23 May 2010


YOUNG JAZZ. There is a program on both NPR and PBS called "From the Top", which spotlights rising young virtuoso musicians. I was fortunate to catch the last third of last week's show -- for I'd never heard 16 year old Nikki Yanofsky sing before. She is a self-taught vocalist who is already a seasoned performer of jazz and pop standards. In the segment I heard, Nikki demonstrated her Ella Fitzgerald-inspired skills at scat singing -- you can hear her perform at this link. It is musicians like those who appear on "From the Top" who give me hope that creativity, discipline and originality are not lost amid the cookie-cutter jungle of pop music.

YOUNG CLASSICAL. One segment on "60 Minutes" last week featured Gustavo Dudamel, the Venezuelan conductor and violinist who is the new conductor for the Los Angeles Philharmonic. At 29, Gustavo is the youngest person to ascend to the LAP podium. He has created a sensation among audiences and orchestra members alike, for he brings not only technical and interpretive expertise, but also energy and humor to the concert hall. Musical excellence and laughter are a rich and heady blend at rehearsals, inspiring musicians to grand heights of performance. You can see and hear the entire "60 Minutes" segment here.

Dudamel is a product of Venezuela's El Sistema, a publicly-financed program which involves young people in classical music from an early age -- in the process, not only keeping them off the streets and out of trouble, but providing a rich venue for artistic self-expression and being part of something larger than oneself (one social function of street gangs). Dudamel has started similar programs in U.S. cities, and I wish him resounding success. Like Leonard Bernstein before him, Dudamel has the opportunity to touch many, many young lives with an understanding of, and love for, music.
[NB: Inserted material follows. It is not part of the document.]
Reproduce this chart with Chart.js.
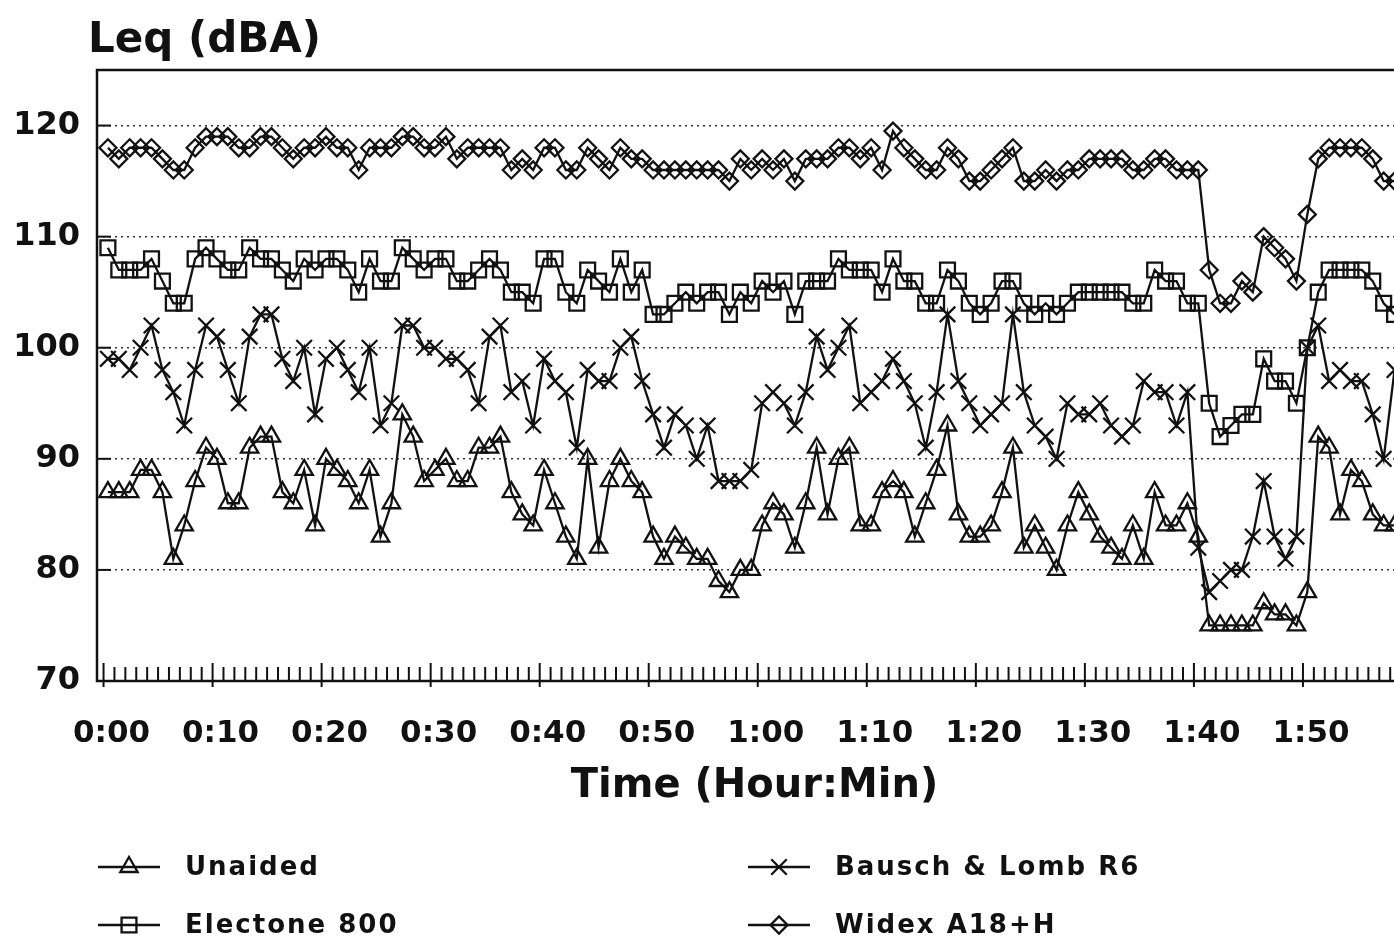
<!DOCTYPE html>
<html>
<head>
<meta charset="utf-8">
<title>Leq (dBA)</title>
<script src="https://cdn.jsdelivr.net/npm/chart.js@4.4.1/dist/chart.umd.min.js"></script>
<style>
  html, body { margin: 0; padding: 0; background: #fff; overflow: hidden; }
  #wrap { width: 1430px; height: 941px; }
</style>
</head>
<body>
<div id="wrap"><canvas id="leq" width="1430" height="941"></canvas></div>
<script>
// one Leq reading per minute, dBA
const unaided = [
  87, 87, 87, 89, 89, 87, 81, 84, 88, 91, 90, 86, 86, 91, 92, 92, 87, 86, 89,
  84, 90, 89, 88, 86, 89, 83, 86, 94, 92, 88, 89, 90, 88, 88, 91, 91, 92, 87, 85,
  84, 89, 86, 83, 81, 90, 82, 88, 90, 88, 87, 83, 81, 83, 82, 81, 81, 79, 78, 80,
  80, 84, 86, 85, 82, 86, 91, 85, 90, 91, 84, 84, 87, 88, 87, 83, 86, 89, 93, 85,
  83, 83, 84, 87, 91, 82, 84, 82, 80, 84, 87, 85, 83, 82, 81, 84, 81, 87, 84, 84,
  86, 83, 75, 75, 75, 75, 75, 77, 76, 76, 75, 78, 92, 91, 85, 89, 88, 85, 84, 84
];
const electone = [
  109, 107, 107, 107, 108, 106, 104, 104, 108, 109, 108, 107, 107, 109, 108, 108, 107, 106, 108,
  107, 108, 108, 107, 105, 108, 106, 106, 109, 108, 107, 108, 108, 106, 106, 107, 108, 107, 105, 105,
  104, 108, 108, 105, 104, 107, 106, 105, 108, 105, 107, 103, 103, 104, 105, 104, 105, 105, 103, 105,
  104, 106, 105, 106, 103, 106, 106, 106, 108, 107, 107, 107, 105, 108, 106, 106, 104, 104, 107, 106,
  104, 103, 104, 106, 106, 104, 103, 104, 103, 104, 105, 105, 105, 105, 105, 104, 104, 107, 106, 106,
  104, 104, 95, 92, 93, 94, 94, 99, 97, 97, 95, 100, 105, 107, 107, 107, 107, 106, 104, 103
];
const bausch = [
  99, 99, 98, 100, 102, 98, 96, 93, 98, 102, 101, 98, 95, 101, 103, 103, 99, 97, 100,
  94, 99, 100, 98, 96, 100, 93, 95, 102, 102, 100, 100, 99, 99, 98, 95, 101, 102, 96, 97,
  93, 99, 97, 96, 91, 98, 97, 97, 100, 101, 97, 94, 91, 94, 93, 90, 93, 88, 88, 88,
  89, 95, 96, 95, 93, 96, 101, 98, 100, 102, 95, 96, 97, 99, 97, 95, 91, 96, 103, 97,
  95, 93, 94, 95, 103, 96, 93, 92, 90, 95, 94, 94, 95, 93, 92, 93, 97, 96, 96, 93,
  96, 82, 78, 79, 80, 80, 83, 88, 83, 81, 83, 100, 102, 97, 98, 97, 97, 94, 90, 98
];
const widex = [
  118, 117, 118, 118, 118, 117, 116, 116, 118, 119, 119, 119, 118, 118, 119, 119, 118, 117, 118,
  118, 119, 118, 118, 116, 118, 118, 118, 119, 119, 118, 118, 119, 117, 118, 118, 118, 118, 116, 117,
  116, 118, 118, 116, 116, 118, 117, 116, 118, 117, 117, 116, 116, 116, 116, 116, 116, 116, 115, 117,
  116, 117, 116, 117, 115, 117, 117, 117, 118, 118, 117, 118, 116, 119.5, 118, 117, 116, 116, 118, 117,
  115, 115, 116, 117, 118, 115, 115, 116, 115, 116, 116, 117, 117, 117, 117, 116, 116, 117, 117, 116,
  116, 116, 107, 104, 104, 106, 105, 110, 109, 108, 106, 112, 117, 118, 118, 118, 118, 117, 115, 115
];
const seriesNames = ['Unaided', 'Electone 800', 'Bausch & Lomb R6', 'Widex A18+H'];
const yTickValues = [70, 80, 90, 100, 110, 120];
const xTickValues = [0, 10, 20, 30, 40, 50, 60, 70, 80, 90, 100, 110];

// sample times in minutes from the start of the run
const minutes = unaided.map((_, i) => i + 0.4);

const FONT = "'DejaVu Sans', 'Liberation Sans', sans-serif";
const INK = '#111';

function hm(v) {
  const m = Math.round(v);
  return Math.floor(m / 60) + ':' + String(m % 60).padStart(2, '0');
}

function series(label, values, style, radius) {
  return {
    label: label,
    data: values.map((v, i) => ({ x: minutes[i], y: v })),
    borderColor: INK,
    borderWidth: 2.3,
    pointStyle: style,
    pointRadius: radius,
    pointBorderColor: INK,
    pointBackgroundColor: 'rgba(0,0,0,0)',
    pointBorderWidth: 2.3,
    tension: 0,
    fill: false
  };
}

// outer frame, inward tick marks, heading and the line+marker key
const decorations = {
  id: 'decorations',
  afterDatasetsDraw(chart) {
    const { ctx, chartArea: a, scales } = chart;
    ctx.save();
    ctx.strokeStyle = INK;
    ctx.lineWidth = 2.5;
    ctx.strokeRect(a.left, a.top, a.right - a.left, a.bottom - a.top);

    ctx.lineWidth = 2;
    yTickValues.forEach(v => {
      const y = scales.y.getPixelForValue(v);
      ctx.beginPath();
      ctx.moveTo(a.left, y);
      ctx.lineTo(a.left + 14, y);
      ctx.stroke();
    });
    for (let m = 0; m <= 120; m++) {
      const x = scales.x.getPixelForValue(m);
      const len = m % 10 === 0 ? 18 : 14;
      ctx.beginPath();
      ctx.moveTo(x, a.bottom + (m % 10 === 0 ? 6 : 0));
      ctx.lineTo(x, a.bottom - len);
      ctx.stroke();
    }

    ctx.fillStyle = INK;
    ctx.font = 'bold 42px ' + FONT;
    ctx.textBaseline = 'alphabetic';
    ctx.textAlign = 'left';
    ctx.fillText('Leq (dBA)', a.left - 9, a.top - 18);

    ctx.font = 'bold 26px ' + FONT;
    ctx.letterSpacing = '2px';
    ctx.textBaseline = 'middle';
    chart.data.datasets.forEach((ds, i) => {
      const col = Math.floor(i / 2);
      const row = i % 2;
      const x0 = a.left + 1 + col * 650;
      const y = 867 + row * 58;
      ctx.lineWidth = 2.3;
      ctx.beginPath();
      ctx.moveTo(x0, y);
      ctx.lineTo(x0 + 62, y);
      ctx.stroke();
      ctx.fillStyle = 'rgba(0,0,0,0)';
      Chart.helpers.drawPoint(ctx, {
        pointStyle: ds.pointStyle,
        radius: ds.pointRadius,
        borderWidth: 2.3,
        rotation: 0
      }, x0 + 31, y);
      ctx.fillStyle = INK;
      ctx.fillText(ds.label, x0 + 87, y + 1);
    });
    ctx.restore();
  }
};

new Chart(document.getElementById('leq'), {
  type: 'line',
  data: {
    datasets: [
      series(seriesNames[0], unaided, 'triangle', 10),
      series(seriesNames[1], electone, 'rect', 10.5),
      series(seriesNames[2], bausch, 'crossRot', 11),
      series(seriesNames[3], widex, 'rectRot', 8.5)
    ]
  },
  options: {
    responsive: false,
    animation: false,
    layout: { padding: { top: 70, left: 0, right: 18, bottom: 120 } },
    plugins: {
      legend: { display: false },
      tooltip: { enabled: false }
    },
    scales: {
      x: {
        type: 'linear',
        min: -0.6,
        max: 120,
        afterFit(s) { s.height = 140; },
        afterBuildTicks(s) { s.ticks = xTickValues.map(v => ({ value: v })); },
        grid: { display: false },
        border: { display: false },
        ticks: {
          color: INK,
          font: { family: FONT, size: 31, weight: 'bold' },
          padding: 26,
          labelOffset: 8,
          maxRotation: 0,
          autoSkip: false,
          callback: v => hm(v)
        },
        title: {
          display: true,
          text: 'Time (Hour:Min)',
          color: INK,
          font: { family: FONT, size: 40, weight: 'bold' },
          padding: { top: 0, bottom: 10 }
        }
      },
      y: {
        min: 70,
        max: 125,
        afterFit(s) { s.width = 97; },
        afterBuildTicks(s) { s.ticks = yTickValues.map(v => ({ value: v })); },
        grid: { color: '#333', lineWidth: 1.5, drawTicks: false },
        border: { display: false, dash: [2, 4] },
        ticks: {
          color: INK,
          font: { family: FONT, size: 32, weight: 'bold' },
          padding: 17
        }
      }
    }
  },
  plugins: [decorations]
});
</script>
</body>
</html>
When I worked with young people, both as a teacher/counselor and later as a security officer, I lacked the funding to get kids involved in music. Instead I introduced my young charges to chess -- teaching them the fundamentals, keeping it fun, and eventually hosting chess tournaments which were wildly popular. A little creativity and encouragement go a long way in nurturing even a troubled youth's intelligence, enthusiasm and self-esteem. Focus, planning, and imagination are all engaged. Where music or any other art form might excel over chess is in self-expression. I was lucky to be both a vocalist and a French horn player in my youth, and later took up classical guitar, dulcimer, djembe and keyboards. Anyone, performer or conductor, who can make music not only their avocation but also their career, is fortunate indeed. Parents, it is never too early to encourage your children to learn to perform music -- it is a gift which they will treasure for all their lives.